### What to work on
Provide a single number: the count of lines containing the string "this".

-=-=-=-=-

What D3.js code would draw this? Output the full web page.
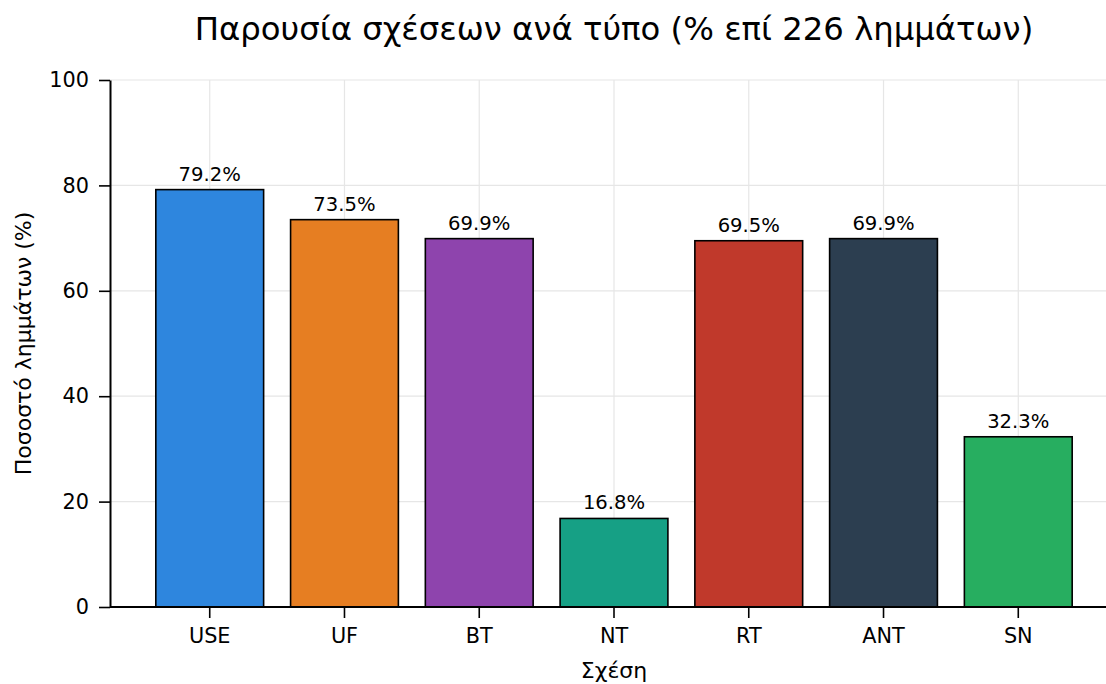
<!DOCTYPE html>
<html>
<head>
<meta charset="utf-8">
<script src="https://cdn.jsdelivr.net/npm/d3@7"></script>
<style>
  body { margin: 0; background: #fff; }
  text { font-family: "DejaVu Sans", sans-serif; fill: #000; }
</style>
</head>
<body>
<svg id="chart"></svg>
<script>
// relation types and share of lemmas (%)
let relations = ["USE", "UF", "BT", "NT", "RT", "ANT", "SN"];
let percents = [79.2, 73.5, 69.9, 16.8, 69.5, 69.9, 32.3];
let barColors = ["#2e86de", "#e67e22", "#8e44ad", "#16a085", "#c0392b", "#2c3e50", "#27ae60"];
let yTicks = [0, 20, 40, 60, 80, 100];

let width = 1106,
    height = 684;

let margin = {top: 80, right: -12, bottom: 77, left: 110};

let svg = d3.select("#chart")
    .attr("width", width)
    .attr("height", height);

let xScale = d3.scaleBand()
    .domain(relations)
    .range([margin.left, width - margin.right])
    .paddingInner(0.2)
    .paddingOuter(0.34);

let yScale = d3.scaleLinear()
    .domain([0, 100])
    .range([height - margin.bottom, margin.top]);

// grid
let grid = svg.append("g").attr("class", "grid");
grid.selectAll("line.h")
    .data(yTicks)
    .enter().append("line")
    .attr("x1", margin.left)
    .attr("x2", width)
    .attr("y1", d => yScale(d))
    .attr("y2", d => yScale(d))
    .attr("stroke", "#e6e6e6")
    .attr("stroke-width", 1.2);
grid.selectAll("line.v")
    .data(relations)
    .enter().append("line")
    .attr("x1", d => xScale(d) + xScale.bandwidth() / 2)
    .attr("x2", d => xScale(d) + xScale.bandwidth() / 2)
    .attr("y1", yScale(0))
    .attr("y2", yScale(100))
    .attr("stroke", "#e6e6e6")
    .attr("stroke-width", 1.2);

// bars
svg.append("g")
    .selectAll("rect")
    .data(relations)
    .enter().append("rect")
    .attr("x", d => xScale(d))
    .attr("y", (d, i) => yScale(percents[i]))
    .attr("width", xScale.bandwidth())
    .attr("height", (d, i) => yScale(0) - yScale(percents[i]))
    .attr("fill", (d, i) => barColors[i])
    .attr("stroke", "#000")
    .attr("stroke-width", 1.6);

// value labels
svg.append("g")
    .selectAll("text")
    .data(relations)
    .enter().append("text")
    .attr("x", d => xScale(d) + xScale.bandwidth() / 2)
    .attr("y", (d, i) => yScale(percents[i]) - 9)
    .attr("text-anchor", "middle")
    .style("font-size", "19.6px")
    .text((d, i) => percents[i].toFixed(1) + "%");

// axes
let xAxis = svg.append("g")
    .attr("transform", "translate(0," + yScale(0) + ")")
    .call(d3.axisBottom(xScale).tickSize(11).tickPadding(10).tickSizeOuter(0));
xAxis.select(".domain").attr("d", "M" + margin.left + ",0H" + width);

let yAxis = svg.append("g")
    .attr("transform", "translate(" + margin.left + ",0)")
    .call(d3.axisLeft(yScale).tickValues(yTicks).tickSize(11).tickPadding(10).tickSizeOuter(0));

svg.selectAll(".tick text").style("font-size", "20.8px").attr("fill", "#000");
svg.selectAll(".domain, .tick line").attr("stroke", "#000").attr("stroke-width", 2);
xAxis.selectAll(".tick line").attr("stroke-width", 1.6);
yAxis.selectAll(".tick line").attr("stroke-width", 1.6);

// titles
svg.append("text")
    .attr("x", 614)
    .attr("y", 40)
    .attr("text-anchor", "middle")
    .style("font-size", "32.3px")
    .text("Παρουσία σχέσεων ανά τύπο (% επί 226 λημμάτων)");

svg.append("text")
    .attr("x", 614)
    .attr("y", 678)
    .attr("text-anchor", "middle")
    .style("font-size", "22px")
    .text("Σχέση");

svg.append("text")
    .attr("transform", "translate(31," + yScale(50) + ") rotate(-90)")
    .attr("text-anchor", "middle")
    .style("font-size", "22px")
    .text("Ποσοστό λημμάτων (%)");
</script>
</body>
</html>
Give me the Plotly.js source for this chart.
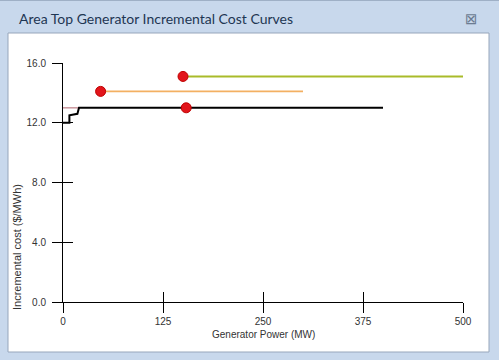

-=-=-=-=-

### Task result
2